**What is asked**
Restate the data below word for word. Skip any images it contains.

**Data segment**
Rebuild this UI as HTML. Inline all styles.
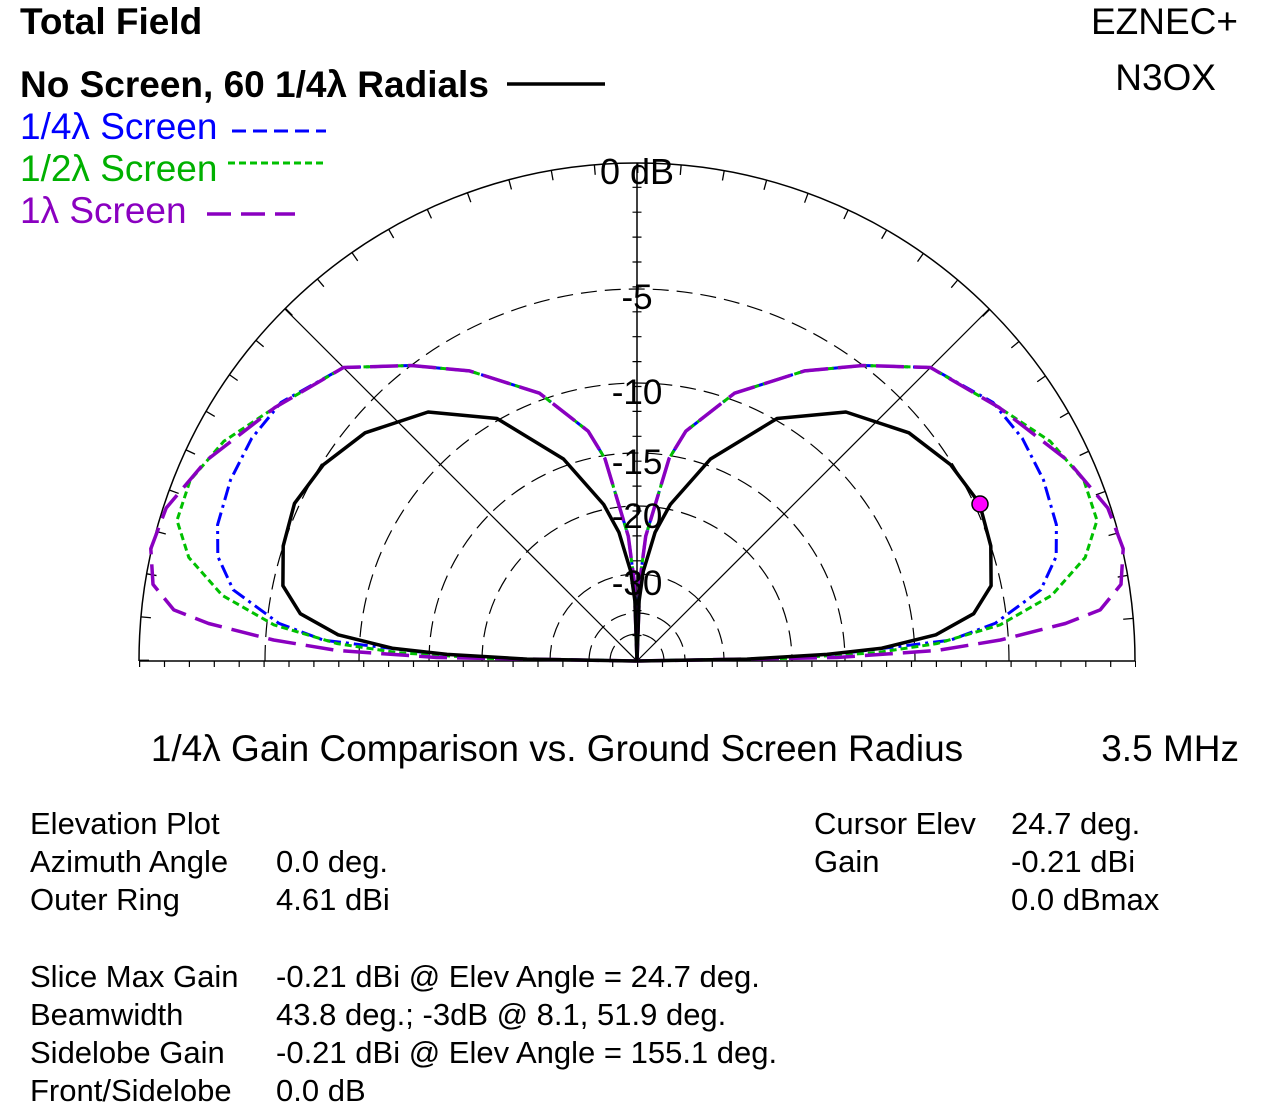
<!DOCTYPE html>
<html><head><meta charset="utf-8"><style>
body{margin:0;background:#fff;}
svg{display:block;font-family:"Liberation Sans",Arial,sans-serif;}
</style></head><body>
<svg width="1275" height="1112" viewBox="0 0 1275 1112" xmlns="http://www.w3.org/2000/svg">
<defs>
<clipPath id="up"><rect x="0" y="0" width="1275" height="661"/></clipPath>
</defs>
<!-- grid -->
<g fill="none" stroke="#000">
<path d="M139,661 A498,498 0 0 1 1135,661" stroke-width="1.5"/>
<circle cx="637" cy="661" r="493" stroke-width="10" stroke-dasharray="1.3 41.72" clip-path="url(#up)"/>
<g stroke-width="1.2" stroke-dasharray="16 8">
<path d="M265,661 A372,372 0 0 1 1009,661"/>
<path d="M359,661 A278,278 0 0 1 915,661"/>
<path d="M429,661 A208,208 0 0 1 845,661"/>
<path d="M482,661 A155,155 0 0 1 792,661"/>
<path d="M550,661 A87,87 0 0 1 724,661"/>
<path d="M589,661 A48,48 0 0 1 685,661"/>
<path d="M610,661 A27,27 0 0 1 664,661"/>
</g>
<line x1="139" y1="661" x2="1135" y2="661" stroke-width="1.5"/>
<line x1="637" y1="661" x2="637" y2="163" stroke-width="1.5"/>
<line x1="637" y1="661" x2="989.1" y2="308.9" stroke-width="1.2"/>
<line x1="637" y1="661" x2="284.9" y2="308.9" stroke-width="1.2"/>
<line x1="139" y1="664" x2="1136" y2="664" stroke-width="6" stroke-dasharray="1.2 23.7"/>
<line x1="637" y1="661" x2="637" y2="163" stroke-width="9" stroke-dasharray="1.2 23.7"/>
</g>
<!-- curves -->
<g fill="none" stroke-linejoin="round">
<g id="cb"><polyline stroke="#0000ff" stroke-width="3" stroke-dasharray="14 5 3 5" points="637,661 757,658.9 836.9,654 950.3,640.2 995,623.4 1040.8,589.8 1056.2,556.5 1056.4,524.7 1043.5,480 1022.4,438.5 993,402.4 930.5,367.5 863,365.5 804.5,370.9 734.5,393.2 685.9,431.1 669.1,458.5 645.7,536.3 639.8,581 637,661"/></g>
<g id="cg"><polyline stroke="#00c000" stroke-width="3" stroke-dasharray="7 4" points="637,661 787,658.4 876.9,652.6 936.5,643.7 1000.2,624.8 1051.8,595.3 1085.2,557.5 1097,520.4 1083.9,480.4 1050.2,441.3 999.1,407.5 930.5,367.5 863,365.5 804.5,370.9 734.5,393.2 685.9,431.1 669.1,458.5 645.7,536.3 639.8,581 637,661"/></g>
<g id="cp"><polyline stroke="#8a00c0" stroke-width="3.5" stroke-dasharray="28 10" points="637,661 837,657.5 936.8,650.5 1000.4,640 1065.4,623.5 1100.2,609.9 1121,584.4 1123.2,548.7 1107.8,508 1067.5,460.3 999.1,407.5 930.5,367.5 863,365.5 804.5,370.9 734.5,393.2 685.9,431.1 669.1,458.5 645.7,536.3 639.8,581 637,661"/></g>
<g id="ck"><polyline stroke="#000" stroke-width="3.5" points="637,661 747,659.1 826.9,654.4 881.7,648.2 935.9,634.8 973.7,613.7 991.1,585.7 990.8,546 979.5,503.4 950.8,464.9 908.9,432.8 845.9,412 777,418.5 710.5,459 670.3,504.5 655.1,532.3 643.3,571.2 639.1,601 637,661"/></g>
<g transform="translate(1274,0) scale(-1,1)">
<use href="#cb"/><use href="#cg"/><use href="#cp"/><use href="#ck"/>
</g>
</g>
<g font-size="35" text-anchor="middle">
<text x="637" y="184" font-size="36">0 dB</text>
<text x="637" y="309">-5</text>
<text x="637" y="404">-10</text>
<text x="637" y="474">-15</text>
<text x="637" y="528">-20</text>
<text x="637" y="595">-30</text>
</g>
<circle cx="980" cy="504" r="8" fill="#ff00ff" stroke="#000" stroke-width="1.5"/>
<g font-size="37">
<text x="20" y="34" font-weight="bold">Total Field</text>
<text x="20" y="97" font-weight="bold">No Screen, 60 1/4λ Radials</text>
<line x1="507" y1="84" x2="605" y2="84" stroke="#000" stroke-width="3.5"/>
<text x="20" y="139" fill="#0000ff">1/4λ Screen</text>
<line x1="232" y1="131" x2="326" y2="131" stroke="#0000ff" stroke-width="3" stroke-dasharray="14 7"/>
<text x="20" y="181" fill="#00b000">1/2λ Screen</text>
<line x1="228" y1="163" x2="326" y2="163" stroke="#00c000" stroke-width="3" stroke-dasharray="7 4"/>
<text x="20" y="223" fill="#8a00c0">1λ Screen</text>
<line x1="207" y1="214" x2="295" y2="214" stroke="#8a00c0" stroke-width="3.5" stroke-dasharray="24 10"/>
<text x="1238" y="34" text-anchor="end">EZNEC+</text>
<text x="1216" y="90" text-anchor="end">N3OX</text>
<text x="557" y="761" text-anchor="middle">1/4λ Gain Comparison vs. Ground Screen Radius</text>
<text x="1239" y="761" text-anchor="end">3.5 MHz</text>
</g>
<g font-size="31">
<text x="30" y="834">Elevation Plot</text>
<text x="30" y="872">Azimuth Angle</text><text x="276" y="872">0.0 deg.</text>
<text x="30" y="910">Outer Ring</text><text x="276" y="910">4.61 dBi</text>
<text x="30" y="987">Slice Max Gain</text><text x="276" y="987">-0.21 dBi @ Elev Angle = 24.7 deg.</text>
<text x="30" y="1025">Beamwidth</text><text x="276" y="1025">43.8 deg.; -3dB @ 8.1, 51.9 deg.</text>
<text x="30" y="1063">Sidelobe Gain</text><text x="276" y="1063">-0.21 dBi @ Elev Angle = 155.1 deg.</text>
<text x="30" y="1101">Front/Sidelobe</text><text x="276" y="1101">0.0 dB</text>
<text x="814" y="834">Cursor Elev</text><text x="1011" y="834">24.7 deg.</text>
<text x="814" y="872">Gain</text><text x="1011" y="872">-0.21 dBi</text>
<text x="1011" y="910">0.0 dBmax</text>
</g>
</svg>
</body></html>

**Result of the task**
Rebuild this UI as HTML. Inline all styles.
<!DOCTYPE html>
<html><head><meta charset="utf-8"><style>
body{margin:0;background:#fff;}
svg{display:block;font-family:"Liberation Sans",Arial,sans-serif;}
</style></head><body>
<svg width="1275" height="1112" viewBox="0 0 1275 1112" xmlns="http://www.w3.org/2000/svg">
<defs>
<clipPath id="up"><rect x="0" y="0" width="1275" height="661"/></clipPath>
</defs>
<!-- grid -->
<g fill="none" stroke="#000">
<path d="M139,661 A498,498 0 0 1 1135,661" stroke-width="1.5"/>
<circle cx="637" cy="661" r="493" stroke-width="10" stroke-dasharray="1.3 41.72" clip-path="url(#up)"/>
<g stroke-width="1.2" stroke-dasharray="16 8">
<path d="M265,661 A372,372 0 0 1 1009,661"/>
<path d="M359,661 A278,278 0 0 1 915,661"/>
<path d="M429,661 A208,208 0 0 1 845,661"/>
<path d="M482,661 A155,155 0 0 1 792,661"/>
<path d="M550,661 A87,87 0 0 1 724,661"/>
<path d="M589,661 A48,48 0 0 1 685,661"/>
<path d="M610,661 A27,27 0 0 1 664,661"/>
</g>
<line x1="139" y1="661" x2="1135" y2="661" stroke-width="1.5"/>
<line x1="637" y1="661" x2="637" y2="163" stroke-width="1.5"/>
<line x1="637" y1="661" x2="989.1" y2="308.9" stroke-width="1.2"/>
<line x1="637" y1="661" x2="284.9" y2="308.9" stroke-width="1.2"/>
<line x1="139" y1="664" x2="1136" y2="664" stroke-width="6" stroke-dasharray="1.2 23.7"/>
<line x1="637" y1="661" x2="637" y2="163" stroke-width="9" stroke-dasharray="1.2 23.7"/>
</g>
<!-- curves -->
<g fill="none" stroke-linejoin="round">
<g id="cb"><polyline stroke="#0000ff" stroke-width="3" stroke-dasharray="14 5 3 5" points="637,661 757,658.9 836.9,654 950.3,640.2 995,623.4 1040.8,589.8 1056.2,556.5 1056.4,524.7 1043.5,480 1022.4,438.5 993,402.4 930.5,367.5 863,365.5 804.5,370.9 734.5,393.2 685.9,431.1 669.1,458.5 645.7,536.3 639.8,581 637,661"/></g>
<g id="cg"><polyline stroke="#00c000" stroke-width="3" stroke-dasharray="7 4" points="637,661 787,658.4 876.9,652.6 936.5,643.7 1000.2,624.8 1051.8,595.3 1085.2,557.5 1097,520.4 1083.9,480.4 1050.2,441.3 999.1,407.5 930.5,367.5 863,365.5 804.5,370.9 734.5,393.2 685.9,431.1 669.1,458.5 645.7,536.3 639.8,581 637,661"/></g>
<g id="cp"><polyline stroke="#8a00c0" stroke-width="3.5" stroke-dasharray="28 10" points="637,661 837,657.5 936.8,650.5 1000.4,640 1065.4,623.5 1100.2,609.9 1121,584.4 1123.2,548.7 1107.8,508 1067.5,460.3 999.1,407.5 930.5,367.5 863,365.5 804.5,370.9 734.5,393.2 685.9,431.1 669.1,458.5 645.7,536.3 639.8,581 637,661"/></g>
<g id="ck"><polyline stroke="#000" stroke-width="3.5" points="637,661 747,659.1 826.9,654.4 881.7,648.2 935.9,634.8 973.7,613.7 991.1,585.7 990.8,546 979.5,503.4 950.8,464.9 908.9,432.8 845.9,412 777,418.5 710.5,459 670.3,504.5 655.1,532.3 643.3,571.2 639.1,601 637,661"/></g>
<g transform="translate(1274,0) scale(-1,1)">
<use href="#cb"/><use href="#cg"/><use href="#cp"/><use href="#ck"/>
</g>
</g>
<g font-size="35" text-anchor="middle">
<text x="637" y="184" font-size="36">0 dB</text>
<text x="637" y="309">-5</text>
<text x="637" y="404">-10</text>
<text x="637" y="474">-15</text>
<text x="637" y="528">-20</text>
<text x="637" y="595">-30</text>
</g>
<circle cx="980" cy="504" r="8" fill="#ff00ff" stroke="#000" stroke-width="1.5"/>
<g font-size="37">
<text x="20" y="34" font-weight="bold">Total Field</text>
<text x="20" y="97" font-weight="bold">No Screen, 60 1/4λ Radials</text>
<line x1="507" y1="84" x2="605" y2="84" stroke="#000" stroke-width="3.5"/>
<text x="20" y="139" fill="#0000ff">1/4λ Screen</text>
<line x1="232" y1="131" x2="326" y2="131" stroke="#0000ff" stroke-width="3" stroke-dasharray="14 7"/>
<text x="20" y="181" fill="#00b000">1/2λ Screen</text>
<line x1="228" y1="163" x2="326" y2="163" stroke="#00c000" stroke-width="3" stroke-dasharray="7 4"/>
<text x="20" y="223" fill="#8a00c0">1λ Screen</text>
<line x1="207" y1="214" x2="295" y2="214" stroke="#8a00c0" stroke-width="3.5" stroke-dasharray="24 10"/>
<text x="1238" y="34" text-anchor="end">EZNEC+</text>
<text x="1216" y="90" text-anchor="end">N3OX</text>
<text x="557" y="761" text-anchor="middle">1/4λ Gain Comparison vs. Ground Screen Radius</text>
<text x="1239" y="761" text-anchor="end">3.5 MHz</text>
</g>
<g font-size="31">
<text x="30" y="834">Elevation Plot</text>
<text x="30" y="872">Azimuth Angle</text><text x="276" y="872">0.0 deg.</text>
<text x="30" y="910">Outer Ring</text><text x="276" y="910">4.61 dBi</text>
<text x="30" y="987">Slice Max Gain</text><text x="276" y="987">-0.21 dBi @ Elev Angle = 24.7 deg.</text>
<text x="30" y="1025">Beamwidth</text><text x="276" y="1025">43.8 deg.; -3dB @ 8.1, 51.9 deg.</text>
<text x="30" y="1063">Sidelobe Gain</text><text x="276" y="1063">-0.21 dBi @ Elev Angle = 155.1 deg.</text>
<text x="30" y="1101">Front/Sidelobe</text><text x="276" y="1101">0.0 dB</text>
<text x="814" y="834">Cursor Elev</text><text x="1011" y="834">24.7 deg.</text>
<text x="814" y="872">Gain</text><text x="1011" y="872">-0.21 dBi</text>
<text x="1011" y="910">0.0 dBmax</text>
</g>
</svg>
</body></html>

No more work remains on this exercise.